- What is being asked
State the number of lines with the string "that" in them, and nothing else.

- Input
++++

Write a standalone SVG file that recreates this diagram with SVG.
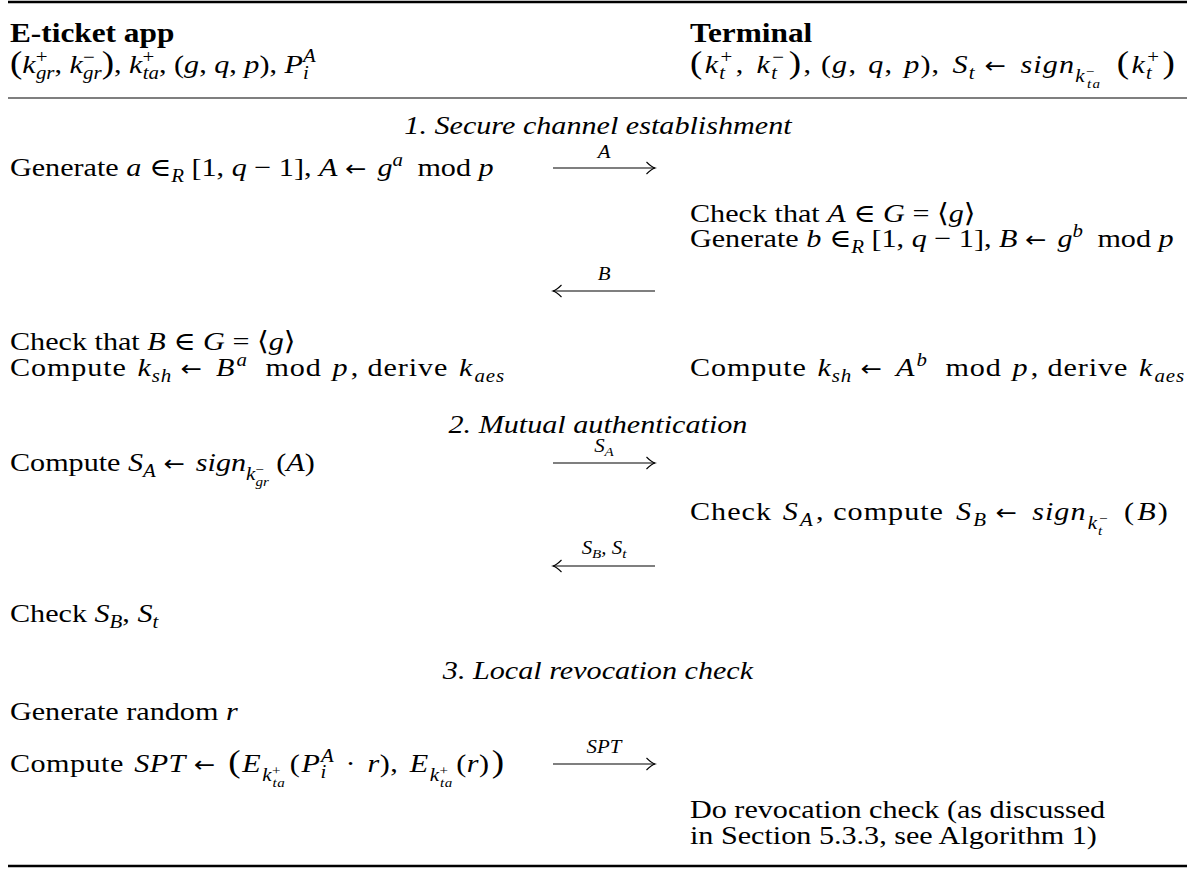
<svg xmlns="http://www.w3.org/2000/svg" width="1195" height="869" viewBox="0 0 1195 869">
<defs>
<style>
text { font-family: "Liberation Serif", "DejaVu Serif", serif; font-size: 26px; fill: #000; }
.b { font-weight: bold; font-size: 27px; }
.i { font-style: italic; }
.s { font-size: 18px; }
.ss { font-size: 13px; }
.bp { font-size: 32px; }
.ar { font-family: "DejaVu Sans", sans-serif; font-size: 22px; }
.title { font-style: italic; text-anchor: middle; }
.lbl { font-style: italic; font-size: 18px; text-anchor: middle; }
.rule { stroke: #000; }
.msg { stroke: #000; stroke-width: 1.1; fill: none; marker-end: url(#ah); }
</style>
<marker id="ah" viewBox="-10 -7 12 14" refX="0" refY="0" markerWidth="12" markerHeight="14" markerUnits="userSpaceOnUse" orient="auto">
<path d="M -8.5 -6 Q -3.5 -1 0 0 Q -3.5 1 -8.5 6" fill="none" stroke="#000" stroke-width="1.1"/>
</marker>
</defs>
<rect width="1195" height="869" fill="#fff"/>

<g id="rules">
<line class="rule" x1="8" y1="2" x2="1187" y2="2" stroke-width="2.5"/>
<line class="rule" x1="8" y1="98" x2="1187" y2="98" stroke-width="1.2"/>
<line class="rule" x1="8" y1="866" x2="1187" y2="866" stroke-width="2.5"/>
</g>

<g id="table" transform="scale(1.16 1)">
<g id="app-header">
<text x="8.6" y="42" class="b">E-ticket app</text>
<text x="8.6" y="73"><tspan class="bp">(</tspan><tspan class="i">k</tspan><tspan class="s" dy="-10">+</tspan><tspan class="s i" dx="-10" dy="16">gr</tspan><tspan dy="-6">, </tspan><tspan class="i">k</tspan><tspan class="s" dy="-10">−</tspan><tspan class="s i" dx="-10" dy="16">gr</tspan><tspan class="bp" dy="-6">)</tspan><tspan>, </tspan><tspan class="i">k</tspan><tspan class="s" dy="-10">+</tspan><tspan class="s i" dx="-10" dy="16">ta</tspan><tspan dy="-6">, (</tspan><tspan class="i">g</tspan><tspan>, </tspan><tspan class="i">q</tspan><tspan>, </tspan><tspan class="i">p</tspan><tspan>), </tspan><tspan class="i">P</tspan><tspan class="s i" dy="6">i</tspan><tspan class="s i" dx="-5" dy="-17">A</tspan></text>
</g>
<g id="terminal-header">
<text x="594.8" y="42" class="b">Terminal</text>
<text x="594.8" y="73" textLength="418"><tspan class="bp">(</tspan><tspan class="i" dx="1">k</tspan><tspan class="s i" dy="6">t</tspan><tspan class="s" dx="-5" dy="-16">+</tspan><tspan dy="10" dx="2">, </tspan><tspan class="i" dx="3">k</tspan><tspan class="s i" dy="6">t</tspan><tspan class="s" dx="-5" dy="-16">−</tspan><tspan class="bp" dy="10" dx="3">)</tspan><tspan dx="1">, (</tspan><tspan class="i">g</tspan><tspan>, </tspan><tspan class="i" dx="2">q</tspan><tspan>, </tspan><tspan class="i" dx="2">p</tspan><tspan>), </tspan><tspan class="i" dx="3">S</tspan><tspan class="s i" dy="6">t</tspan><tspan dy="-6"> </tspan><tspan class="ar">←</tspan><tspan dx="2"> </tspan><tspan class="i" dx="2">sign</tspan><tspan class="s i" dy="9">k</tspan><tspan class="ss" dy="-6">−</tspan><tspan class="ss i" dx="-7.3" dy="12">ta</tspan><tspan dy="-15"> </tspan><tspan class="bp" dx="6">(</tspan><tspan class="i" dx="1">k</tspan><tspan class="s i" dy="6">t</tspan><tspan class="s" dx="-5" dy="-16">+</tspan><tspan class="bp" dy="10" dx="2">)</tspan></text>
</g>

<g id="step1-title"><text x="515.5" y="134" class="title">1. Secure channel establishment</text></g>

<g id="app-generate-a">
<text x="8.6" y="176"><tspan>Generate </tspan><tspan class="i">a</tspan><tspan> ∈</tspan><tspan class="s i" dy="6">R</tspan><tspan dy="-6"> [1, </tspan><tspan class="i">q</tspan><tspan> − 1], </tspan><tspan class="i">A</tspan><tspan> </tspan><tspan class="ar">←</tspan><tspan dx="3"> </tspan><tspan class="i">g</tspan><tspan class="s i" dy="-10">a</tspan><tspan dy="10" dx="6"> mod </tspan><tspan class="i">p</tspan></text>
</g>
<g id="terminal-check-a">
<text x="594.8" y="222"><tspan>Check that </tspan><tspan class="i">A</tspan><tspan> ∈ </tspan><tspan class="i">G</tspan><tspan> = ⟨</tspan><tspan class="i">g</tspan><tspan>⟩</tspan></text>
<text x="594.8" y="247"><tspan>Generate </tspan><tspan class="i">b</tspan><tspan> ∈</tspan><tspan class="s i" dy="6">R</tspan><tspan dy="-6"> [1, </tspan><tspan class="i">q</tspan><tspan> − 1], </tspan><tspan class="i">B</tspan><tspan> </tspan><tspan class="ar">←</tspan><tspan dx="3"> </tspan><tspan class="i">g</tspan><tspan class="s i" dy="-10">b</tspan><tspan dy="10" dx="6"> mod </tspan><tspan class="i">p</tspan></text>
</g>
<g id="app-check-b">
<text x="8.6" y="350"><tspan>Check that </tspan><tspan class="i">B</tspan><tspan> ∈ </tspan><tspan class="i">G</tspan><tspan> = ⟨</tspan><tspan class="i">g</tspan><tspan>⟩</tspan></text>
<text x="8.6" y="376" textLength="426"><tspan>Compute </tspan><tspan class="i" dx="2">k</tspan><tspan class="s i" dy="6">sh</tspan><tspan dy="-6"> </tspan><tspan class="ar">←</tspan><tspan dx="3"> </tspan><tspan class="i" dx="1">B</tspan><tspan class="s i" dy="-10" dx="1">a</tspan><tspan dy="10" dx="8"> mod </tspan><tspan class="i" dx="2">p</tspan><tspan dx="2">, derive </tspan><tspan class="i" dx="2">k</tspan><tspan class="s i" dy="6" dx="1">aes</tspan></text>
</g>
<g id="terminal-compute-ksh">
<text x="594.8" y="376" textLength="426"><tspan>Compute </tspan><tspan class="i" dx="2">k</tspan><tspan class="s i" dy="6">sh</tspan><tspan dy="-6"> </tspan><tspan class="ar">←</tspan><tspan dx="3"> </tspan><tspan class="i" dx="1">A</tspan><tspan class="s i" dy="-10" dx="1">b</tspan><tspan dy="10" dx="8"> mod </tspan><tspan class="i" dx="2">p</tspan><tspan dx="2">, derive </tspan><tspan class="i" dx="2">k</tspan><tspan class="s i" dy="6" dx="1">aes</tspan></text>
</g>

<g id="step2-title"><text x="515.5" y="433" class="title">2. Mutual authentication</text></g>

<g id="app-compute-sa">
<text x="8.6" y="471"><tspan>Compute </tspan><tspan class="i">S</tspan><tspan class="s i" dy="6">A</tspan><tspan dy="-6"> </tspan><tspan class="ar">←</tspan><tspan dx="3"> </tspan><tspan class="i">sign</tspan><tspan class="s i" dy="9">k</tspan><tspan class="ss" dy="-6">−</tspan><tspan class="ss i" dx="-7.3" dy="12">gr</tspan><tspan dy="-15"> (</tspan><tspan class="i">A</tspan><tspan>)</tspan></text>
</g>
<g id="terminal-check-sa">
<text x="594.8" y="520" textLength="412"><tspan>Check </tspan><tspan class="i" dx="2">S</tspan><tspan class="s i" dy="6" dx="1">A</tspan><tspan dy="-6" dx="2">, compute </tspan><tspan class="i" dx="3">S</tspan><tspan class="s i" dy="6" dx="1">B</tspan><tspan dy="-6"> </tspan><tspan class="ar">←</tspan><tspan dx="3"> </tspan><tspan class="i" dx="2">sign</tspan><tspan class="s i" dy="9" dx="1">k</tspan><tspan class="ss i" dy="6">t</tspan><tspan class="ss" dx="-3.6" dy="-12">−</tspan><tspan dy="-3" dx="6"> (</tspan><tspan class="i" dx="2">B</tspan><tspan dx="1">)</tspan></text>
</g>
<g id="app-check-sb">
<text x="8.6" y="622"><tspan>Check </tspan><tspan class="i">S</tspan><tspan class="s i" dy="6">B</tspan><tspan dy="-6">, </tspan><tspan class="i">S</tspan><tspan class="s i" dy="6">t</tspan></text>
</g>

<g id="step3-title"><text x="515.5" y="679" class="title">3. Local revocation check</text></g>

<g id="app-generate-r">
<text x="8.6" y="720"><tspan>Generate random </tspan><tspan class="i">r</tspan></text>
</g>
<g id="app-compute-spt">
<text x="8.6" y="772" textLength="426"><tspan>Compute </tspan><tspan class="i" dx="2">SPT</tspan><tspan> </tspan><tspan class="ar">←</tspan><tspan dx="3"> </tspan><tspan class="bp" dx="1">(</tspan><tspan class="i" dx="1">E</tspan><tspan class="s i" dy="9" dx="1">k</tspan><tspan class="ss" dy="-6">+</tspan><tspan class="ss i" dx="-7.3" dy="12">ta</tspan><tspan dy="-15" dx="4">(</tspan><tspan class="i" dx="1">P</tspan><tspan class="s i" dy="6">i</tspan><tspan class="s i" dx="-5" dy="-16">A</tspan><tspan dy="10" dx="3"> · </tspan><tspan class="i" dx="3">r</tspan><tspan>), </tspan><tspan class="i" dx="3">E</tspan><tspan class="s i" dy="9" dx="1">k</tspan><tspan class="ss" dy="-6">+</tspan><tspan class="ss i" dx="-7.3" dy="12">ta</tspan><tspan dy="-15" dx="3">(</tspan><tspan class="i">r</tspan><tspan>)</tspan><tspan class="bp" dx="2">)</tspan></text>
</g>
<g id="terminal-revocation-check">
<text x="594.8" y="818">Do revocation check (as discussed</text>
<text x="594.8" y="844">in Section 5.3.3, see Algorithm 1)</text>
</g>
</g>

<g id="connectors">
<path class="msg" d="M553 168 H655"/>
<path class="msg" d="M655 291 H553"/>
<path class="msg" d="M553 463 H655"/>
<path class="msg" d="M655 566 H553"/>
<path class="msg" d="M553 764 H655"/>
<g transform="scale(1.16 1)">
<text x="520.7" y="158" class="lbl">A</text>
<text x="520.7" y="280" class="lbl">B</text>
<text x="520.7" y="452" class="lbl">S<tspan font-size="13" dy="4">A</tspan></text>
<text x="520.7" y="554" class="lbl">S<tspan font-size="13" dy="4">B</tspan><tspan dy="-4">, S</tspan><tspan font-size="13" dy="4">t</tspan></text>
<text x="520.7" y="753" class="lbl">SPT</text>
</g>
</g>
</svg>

++++

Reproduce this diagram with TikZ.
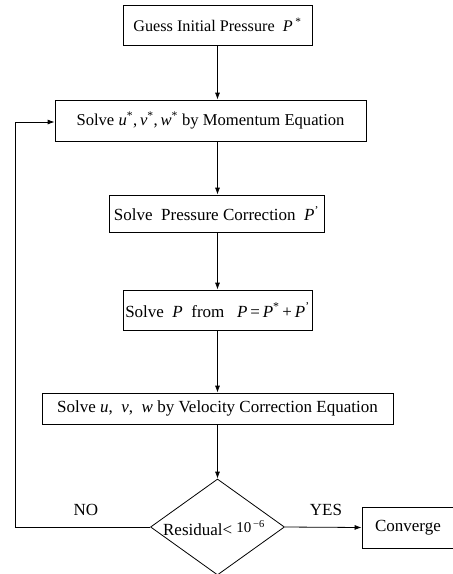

++++

- Written response
3